Accounts of the early climbs encouraged many others to try to reach the top of Mont Blanc. Chamonix, in fact, quickly became a resort for adventurous European, especially English, tourists. Many analysts date the start of the sport of mountain climbing in Europe to the accounts of the first climbs of Mont Blanc.

Noted Author’s Account

In 1832, when Paccard was dead and Balmat in his 70s, Alexandre Dumas Sr., the author of “The Three Musketeers” and other extraordinarily popular French novels, appeared to destroy the reputation of Paccard forever by publishing an account of a meeting with Balmat in Chamonix. In those days, Chamonix, which is now on the Italian border, was a part of the Italian state of Piedmont, and the King of Piedmont had granted Balmat the right to carry the name “Balmat-Mont Blanc.”

After numerous glasses of wine at a dinner with Dumas, a talkative Balmat-Mont Blanc confided the “truth” about the first climb.

Balmat, whom Dumas called “the Christopher Columbus of the Alps,” said that Paccard had weakened so much during their assault on the mountain that Balmat had left him behind while climbing to the summit alone.

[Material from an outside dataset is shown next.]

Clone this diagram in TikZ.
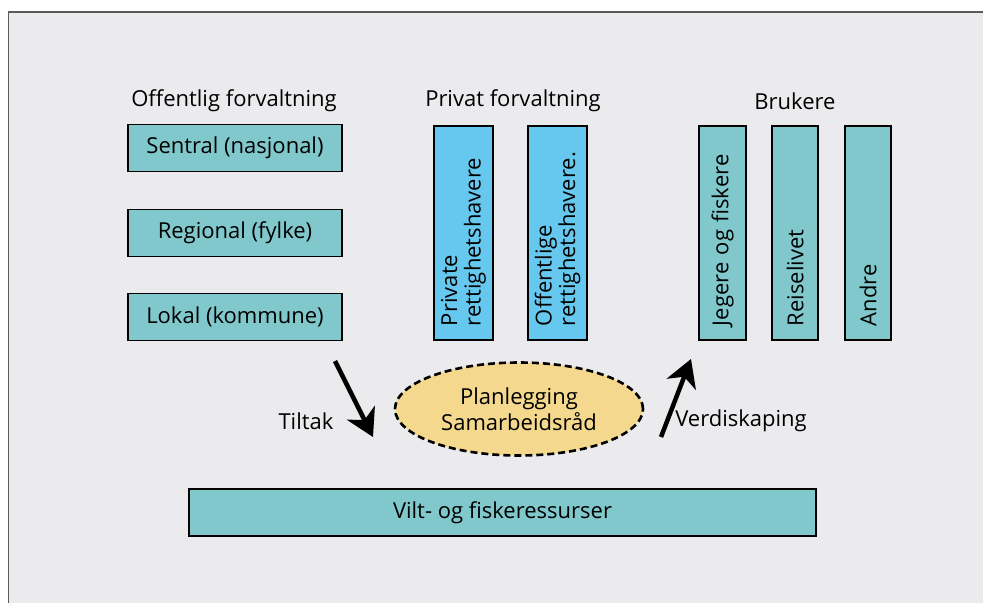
\documentclass[tikz,border=0pt]{standalone}
\usepackage{fontspec}
\setmainfont{Open Sans}
\usetikzlibrary{arrows.meta,shapes.geometric}
\definecolor{fondo}{RGB}{235,235,238}
\definecolor{marco}{RGB}{90,90,90}
\definecolor{verde}{RGB}{128,200,204}
\definecolor{azul}{RGB}{102,200,238}
\definecolor{amarillo}{RGB}{243,216,142}
\tikzset{
  caja/.style={draw=black,line width=1.3pt,fill=verde,inner sep=0pt},
  stolpe/.style={caja,rotate=90,minimum width=214pt,align=left,
    text width=186pt,inner xsep=14pt},
  flecha/.style={line width=4.5pt,-{Stealth[length=27pt,width=31pt,inset=8pt]}}
}
\begin{document}
\begin{tikzpicture}[x=1pt,y=-1pt,font=\fontsize{22}{23.5}\selectfont]
   \useasboundingbox (0,0) rectangle (983,603);
   \fill[white] (0,0) rectangle (983,603);
   \fill[fondo] (8.5,12) rectangle (983,603);
   \draw[color=marco,line width=1.5pt] (8.5,603) -- (8.5,12) -- (983,12);
   % offentlig forvaltning
   \node (offentlig) at (234,101) {Offentlig forvaltning};
   \node[caja,minimum width=214pt,minimum height=47pt] (sentral)
     at (235,148) {Sentral (nasjonal)};
   \node[caja,minimum width=214pt,minimum height=47pt] (regional)
     at (235,233) {Regional (fylke)};
   \node[caja,minimum width=214pt,minimum height=47pt] (lokal)
     at (235,317) {Lokal (kommune)};
   % privat forvaltning
   \node (privat) at (513,101) {Privat forvaltning};
   \node[stolpe,fill=azul,minimum height=59pt] (private)
     at (463.5,233) {Private\\rettighetshavere};
   \node[stolpe,fill=azul,minimum height=59pt] (offentlige)
     at (557.5,233) {Offentlige\\rettighetshavere.};
   % brukere
   \node (brukere) at (795,101) {Brukere};
   \node[stolpe,minimum height=47pt] (jegere) at (722.5,233) {Jegere og fiskere};
   \node[stolpe,minimum height=46pt] (reiseliv) at (795,233) {Reiselivet};
   \node[stolpe,minimum height=46pt] (andre) at (868,233) {Andre};
   % midten
   \node[ellipse,draw,dash pattern=on 7pt off 4pt,line width=2.6pt,fill=amarillo,
     minimum width=248pt,minimum height=93pt,align=center,inner sep=0pt,
     font=\fontsize{22}{26}\selectfont]
     (plan) at (519,409) {Planlegging\\Samarbeidsråd};
   \node[caja,minimum width=627pt,minimum height=47pt] (ressurser)
     at (502.5,512.5) {Vilt- og fiskeressurser};
   % piler
   \coordinate (t1) at (335,361);
   \coordinate (t2) at (373,437);
   \coordinate (v1) at (661,437);
   \coordinate (v2) at (691,359);
   \draw[flecha] (t1) -- (t2);
   \draw[flecha] (v1) -- (v2);
   \node (tiltak) at (306,421) {Tiltak};
   \node (verdi) at (741,421) {Verdiskaping};
\end{tikzpicture}
\end{document}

After reaching the top, Balmat went on, he climbed down again to a listless Paccard on the slopes and dragged him up to the top.

That account was so devastating that Paccard’s reputation remained without much honor until now. Chamonix had monuments to both Saussure and Balmat but not to the courageous doctor. In the 20th Century, however, historians, sifting through a good deal of evidence, including signed documents left behind by Balmat, concluded that Paccard did reach the top of the summit on his own strength that day 200 years ago, probably a step ahead of Balmat.